The jury is of the opinion that the author of this thesis has shown to possess exceptionally sharp analytical skills and a strong, independent legal mind. In all parts of the paper, the arguments are to the point and the reasoning is well-structured and focused. The paper has been documented in an exemplary way. In the view of the jury, this is an excellent thesis on an interesting and topical subject.
The second thesis, about ‘Humanitarian intervention’, addresses the scope of this concept and how it might be improved. To answer this question, the author first of all looks at the current legal paradigm.
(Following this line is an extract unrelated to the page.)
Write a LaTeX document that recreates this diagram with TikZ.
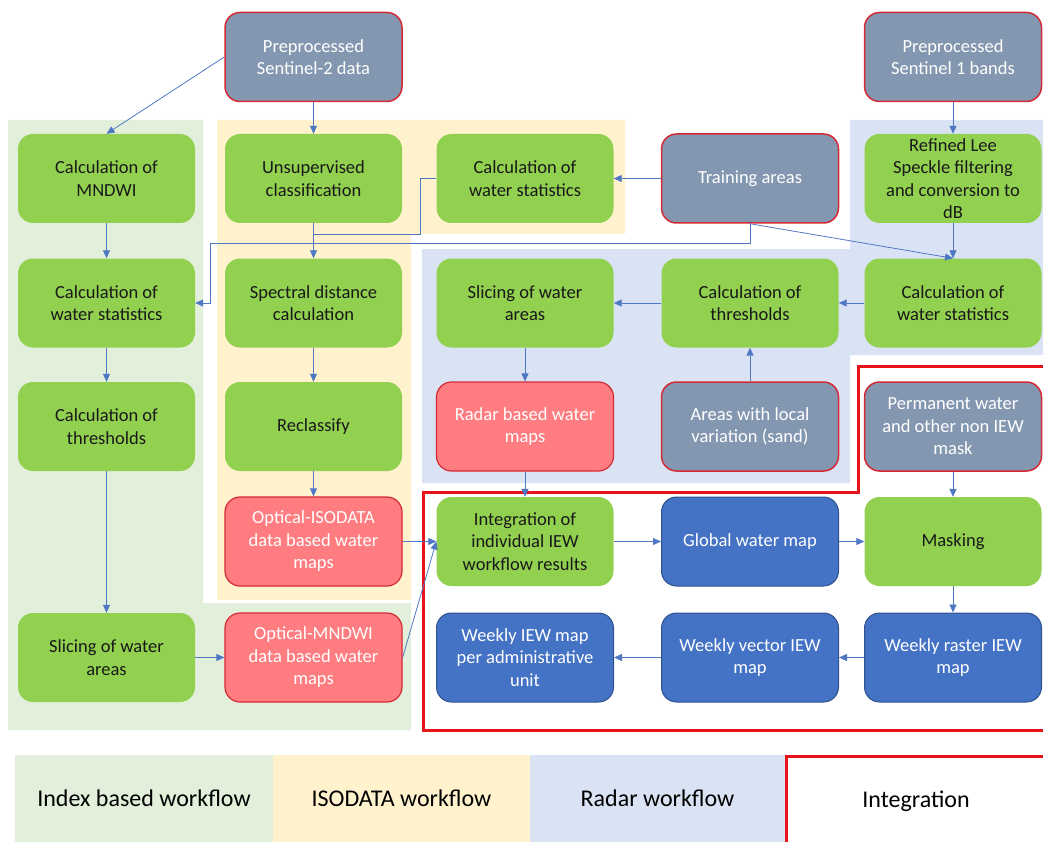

The thesis not only focuses on the role of the United Nations in the development of this concept, but also on the changing views, since 1945, about such matters as war, on the increasing importance attached to human rights, and the rise of new theories, such as the ‘Responsibility to Protect’.
Subsequently, the paper discusses the various opinions regarding the question whether the UN Charter provides a basis for humanitarian intervention or, on the contrary, prohibits it, as well as the question how to deal with the alleged illegality of ‘humanitarian intervention’. In this context, Franck and Hakimi’s ‘excusable breach’ approach and Buchanan’s ’disobedience’ approach are addressed. In the final chapter the author attempts to liberate the concept from the rigidity of the ‘status quo bias’ of international law and he does so by referring to the discussion whether or not codification of the humanitarian intervention concept is desirable.
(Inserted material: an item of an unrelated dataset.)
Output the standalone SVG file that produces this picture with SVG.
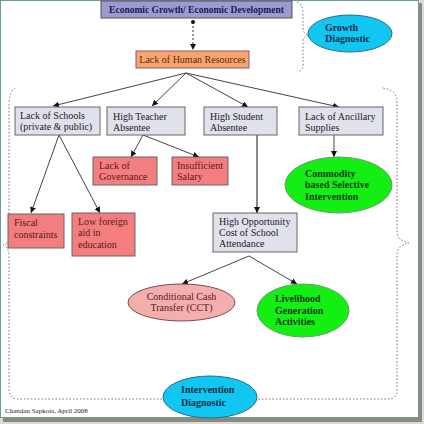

The jury is of the opinion that the thesis provides a clear picture of the current status of the discussions on the concept of ‘humanitarian intervention’. The topic is popular among students, but this thesis may be distinguished because of its careful presentation and consideration of arguments, its exceptionally clear argumentation and its penetrating presentation of the tension between positive law and morality. In the view of the jury, this is a beautiful and lucidly written piece of work.
Although both works can be qualified as outstanding, the jury has decided unanimously, taking into account the assessment criteria mentioned before, that the thesis on ‘Anti-whaling activism’ be nominated for the François Prize 2014 and that the thesis on ‘Humanitarian intervention’ be nominated for an honourable mention.
The Board of the Royal Netherlands Society of International Law has adopted these nominations. Consequently, the François Prize 2014 is awarded to mr. Arron N. Honniball for his paper entitled ‘Anti-whaling activism in the Southern Ocean and the international law on piracy: An evaluation of the requirement to act for ‘private ends’ and its applicability to Sea Shepherd Conservation Society’, and mr. Itamar Magid receives honourable mention for his paper entitled ‘Humanitarian Intervention: Responses to the Legal Paradigm’.